**Instruction**
Transcribe the listing in full, excluding any pictures.

====== Dataset section ======

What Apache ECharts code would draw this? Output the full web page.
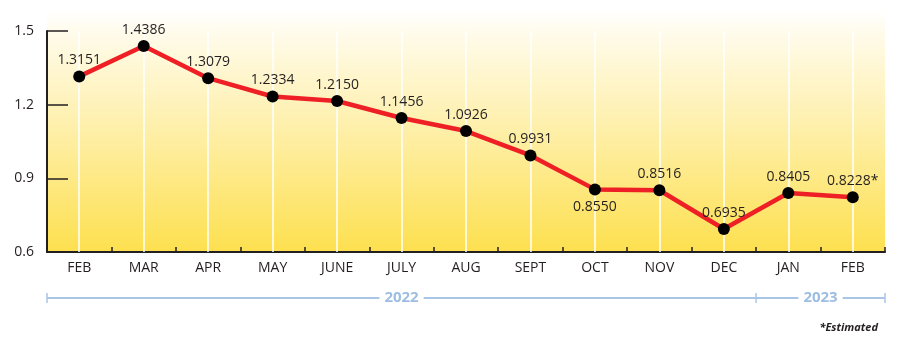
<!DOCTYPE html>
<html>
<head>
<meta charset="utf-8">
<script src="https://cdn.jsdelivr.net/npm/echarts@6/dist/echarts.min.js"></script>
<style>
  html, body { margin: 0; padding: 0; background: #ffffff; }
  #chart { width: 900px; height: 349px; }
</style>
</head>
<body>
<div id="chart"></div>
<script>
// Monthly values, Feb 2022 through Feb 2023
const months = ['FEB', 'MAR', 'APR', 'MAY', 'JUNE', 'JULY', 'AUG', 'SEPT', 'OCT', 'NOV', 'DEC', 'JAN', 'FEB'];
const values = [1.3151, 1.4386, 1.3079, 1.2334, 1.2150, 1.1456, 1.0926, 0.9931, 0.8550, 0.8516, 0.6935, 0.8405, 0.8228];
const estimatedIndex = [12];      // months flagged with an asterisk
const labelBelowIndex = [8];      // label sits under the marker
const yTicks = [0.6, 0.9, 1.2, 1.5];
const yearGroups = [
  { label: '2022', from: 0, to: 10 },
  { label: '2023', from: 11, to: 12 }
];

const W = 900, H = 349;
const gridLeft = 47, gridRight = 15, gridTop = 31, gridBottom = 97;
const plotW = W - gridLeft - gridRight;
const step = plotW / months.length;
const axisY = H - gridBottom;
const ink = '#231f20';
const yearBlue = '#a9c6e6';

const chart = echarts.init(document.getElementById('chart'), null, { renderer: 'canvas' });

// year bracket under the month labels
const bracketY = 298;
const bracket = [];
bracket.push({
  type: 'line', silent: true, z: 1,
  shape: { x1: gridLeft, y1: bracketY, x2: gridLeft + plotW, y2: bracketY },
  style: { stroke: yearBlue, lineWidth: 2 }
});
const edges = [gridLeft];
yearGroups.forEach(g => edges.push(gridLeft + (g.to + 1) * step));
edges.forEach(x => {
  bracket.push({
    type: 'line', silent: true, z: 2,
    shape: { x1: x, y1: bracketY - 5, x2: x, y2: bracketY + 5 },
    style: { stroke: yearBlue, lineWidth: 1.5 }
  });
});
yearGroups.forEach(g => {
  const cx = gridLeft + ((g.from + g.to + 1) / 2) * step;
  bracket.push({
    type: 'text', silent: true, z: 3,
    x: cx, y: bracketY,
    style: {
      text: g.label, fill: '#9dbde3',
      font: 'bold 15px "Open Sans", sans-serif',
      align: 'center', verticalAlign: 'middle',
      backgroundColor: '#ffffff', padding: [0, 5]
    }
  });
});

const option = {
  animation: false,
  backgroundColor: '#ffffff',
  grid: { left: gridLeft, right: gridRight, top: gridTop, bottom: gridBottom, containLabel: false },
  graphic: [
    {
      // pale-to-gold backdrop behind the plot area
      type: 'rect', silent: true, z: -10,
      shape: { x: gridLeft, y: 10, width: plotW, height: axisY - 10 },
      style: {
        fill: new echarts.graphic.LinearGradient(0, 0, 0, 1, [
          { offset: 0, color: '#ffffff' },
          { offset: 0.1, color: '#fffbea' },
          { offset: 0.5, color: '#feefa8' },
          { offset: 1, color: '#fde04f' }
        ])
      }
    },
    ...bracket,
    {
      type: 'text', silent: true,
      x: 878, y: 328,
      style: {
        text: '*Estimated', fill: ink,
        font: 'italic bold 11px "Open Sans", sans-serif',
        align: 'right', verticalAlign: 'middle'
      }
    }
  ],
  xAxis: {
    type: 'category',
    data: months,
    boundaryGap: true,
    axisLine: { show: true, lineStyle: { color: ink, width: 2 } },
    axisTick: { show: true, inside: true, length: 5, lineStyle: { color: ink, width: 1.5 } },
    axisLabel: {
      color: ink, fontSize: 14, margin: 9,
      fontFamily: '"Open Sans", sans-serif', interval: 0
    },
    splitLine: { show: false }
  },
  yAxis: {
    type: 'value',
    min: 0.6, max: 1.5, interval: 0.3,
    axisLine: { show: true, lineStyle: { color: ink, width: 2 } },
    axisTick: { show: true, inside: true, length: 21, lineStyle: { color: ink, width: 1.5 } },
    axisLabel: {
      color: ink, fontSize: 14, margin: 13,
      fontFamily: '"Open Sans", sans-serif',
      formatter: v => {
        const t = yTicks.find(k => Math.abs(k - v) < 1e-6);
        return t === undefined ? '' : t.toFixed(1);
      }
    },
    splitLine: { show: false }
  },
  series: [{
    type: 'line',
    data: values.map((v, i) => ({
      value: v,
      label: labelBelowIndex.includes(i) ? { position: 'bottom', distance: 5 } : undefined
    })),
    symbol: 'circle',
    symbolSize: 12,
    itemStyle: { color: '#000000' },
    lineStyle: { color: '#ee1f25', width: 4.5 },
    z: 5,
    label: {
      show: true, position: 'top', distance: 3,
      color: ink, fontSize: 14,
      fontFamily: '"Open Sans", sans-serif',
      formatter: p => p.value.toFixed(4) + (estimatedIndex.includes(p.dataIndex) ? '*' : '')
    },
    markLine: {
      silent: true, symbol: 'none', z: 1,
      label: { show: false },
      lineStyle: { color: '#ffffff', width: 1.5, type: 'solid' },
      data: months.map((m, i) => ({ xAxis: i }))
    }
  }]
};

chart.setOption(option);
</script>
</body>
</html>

======

**Written response**
What Apache ECharts code would draw this? Output the full web page.
<!DOCTYPE html>
<html>
<head>
<meta charset="utf-8">
<script src="https://cdn.jsdelivr.net/npm/echarts@6/dist/echarts.min.js"></script>
<style>
  html, body { margin: 0; padding: 0; background: #ffffff; }
  #chart { width: 900px; height: 349px; }
</style>
</head>
<body>
<div id="chart"></div>
<script>
// Monthly values, Feb 2022 through Feb 2023
const months = ['FEB', 'MAR', 'APR', 'MAY', 'JUNE', 'JULY', 'AUG', 'SEPT', 'OCT', 'NOV', 'DEC', 'JAN', 'FEB'];
const values = [1.3151, 1.4386, 1.3079, 1.2334, 1.2150, 1.1456, 1.0926, 0.9931, 0.8550, 0.8516, 0.6935, 0.8405, 0.8228];
const estimatedIndex = [12];      // months flagged with an asterisk
const labelBelowIndex = [8];      // label sits under the marker
const yTicks = [0.6, 0.9, 1.2, 1.5];
const yearGroups = [
  { label: '2022', from: 0, to: 10 },
  { label: '2023', from: 11, to: 12 }
];

const W = 900, H = 349;
const gridLeft = 47, gridRight = 15, gridTop = 31, gridBottom = 97;
const plotW = W - gridLeft - gridRight;
const step = plotW / months.length;
const axisY = H - gridBottom;
const ink = '#231f20';
const yearBlue = '#a9c6e6';

const chart = echarts.init(document.getElementById('chart'), null, { renderer: 'canvas' });

// year bracket under the month labels
const bracketY = 298;
const bracket = [];
bracket.push({
  type: 'line', silent: true, z: 1,
  shape: { x1: gridLeft, y1: bracketY, x2: gridLeft + plotW, y2: bracketY },
  style: { stroke: yearBlue, lineWidth: 2 }
});
const edges = [gridLeft];
yearGroups.forEach(g => edges.push(gridLeft + (g.to + 1) * step));
edges.forEach(x => {
  bracket.push({
    type: 'line', silent: true, z: 2,
    shape: { x1: x, y1: bracketY - 5, x2: x, y2: bracketY + 5 },
    style: { stroke: yearBlue, lineWidth: 1.5 }
  });
});
yearGroups.forEach(g => {
  const cx = gridLeft + ((g.from + g.to + 1) / 2) * step;
  bracket.push({
    type: 'text', silent: true, z: 3,
    x: cx, y: bracketY,
    style: {
      text: g.label, fill: '#9dbde3',
      font: 'bold 15px "Open Sans", sans-serif',
      align: 'center', verticalAlign: 'middle',
      backgroundColor: '#ffffff', padding: [0, 5]
    }
  });
});

const option = {
  animation: false,
  backgroundColor: '#ffffff',
  grid: { left: gridLeft, right: gridRight, top: gridTop, bottom: gridBottom, containLabel: false },
  graphic: [
    {
      // pale-to-gold backdrop behind the plot area
      type: 'rect', silent: true, z: -10,
      shape: { x: gridLeft, y: 10, width: plotW, height: axisY - 10 },
      style: {
        fill: new echarts.graphic.LinearGradient(0, 0, 0, 1, [
          { offset: 0, color: '#ffffff' },
          { offset: 0.1, color: '#fffbea' },
          { offset: 0.5, color: '#feefa8' },
          { offset: 1, color: '#fde04f' }
        ])
      }
    },
    ...bracket,
    {
      type: 'text', silent: true,
      x: 878, y: 328,
      style: {
        text: '*Estimated', fill: ink,
        font: 'italic bold 11px "Open Sans", sans-serif',
        align: 'right', verticalAlign: 'middle'
      }
    }
  ],
  xAxis: {
    type: 'category',
    data: months,
    boundaryGap: true,
    axisLine: { show: true, lineStyle: { color: ink, width: 2 } },
    axisTick: { show: true, inside: true, length: 5, lineStyle: { color: ink, width: 1.5 } },
    axisLabel: {
      color: ink, fontSize: 14, margin: 9,
      fontFamily: '"Open Sans", sans-serif', interval: 0
    },
    splitLine: { show: false }
  },
  yAxis: {
    type: 'value',
    min: 0.6, max: 1.5, interval: 0.3,
    axisLine: { show: true, lineStyle: { color: ink, width: 2 } },
    axisTick: { show: true, inside: true, length: 21, lineStyle: { color: ink, width: 1.5 } },
    axisLabel: {
      color: ink, fontSize: 14, margin: 13,
      fontFamily: '"Open Sans", sans-serif',
      formatter: v => {
        const t = yTicks.find(k => Math.abs(k - v) < 1e-6);
        return t === undefined ? '' : t.toFixed(1);
      }
    },
    splitLine: { show: false }
  },
  series: [{
    type: 'line',
    data: values.map((v, i) => ({
      value: v,
      label: labelBelowIndex.includes(i) ? { position: 'bottom', distance: 5 } : undefined
    })),
    symbol: 'circle',
    symbolSize: 12,
    itemStyle: { color: '#000000' },
    lineStyle: { color: '#ee1f25', width: 4.5 },
    z: 5,
    label: {
      show: true, position: 'top', distance: 3,
      color: ink, fontSize: 14,
      fontFamily: '"Open Sans", sans-serif',
      formatter: p => p.value.toFixed(4) + (estimatedIndex.includes(p.dataIndex) ? '*' : '')
    },
    markLine: {
      silent: true, symbol: 'none', z: 1,
      label: { show: false },
      lineStyle: { color: '#ffffff', width: 1.5, type: 'solid' },
      data: months.map((m, i) => ({ xAxis: i }))
    }
  }]
};

chart.setOption(option);
</script>
</body>
</html>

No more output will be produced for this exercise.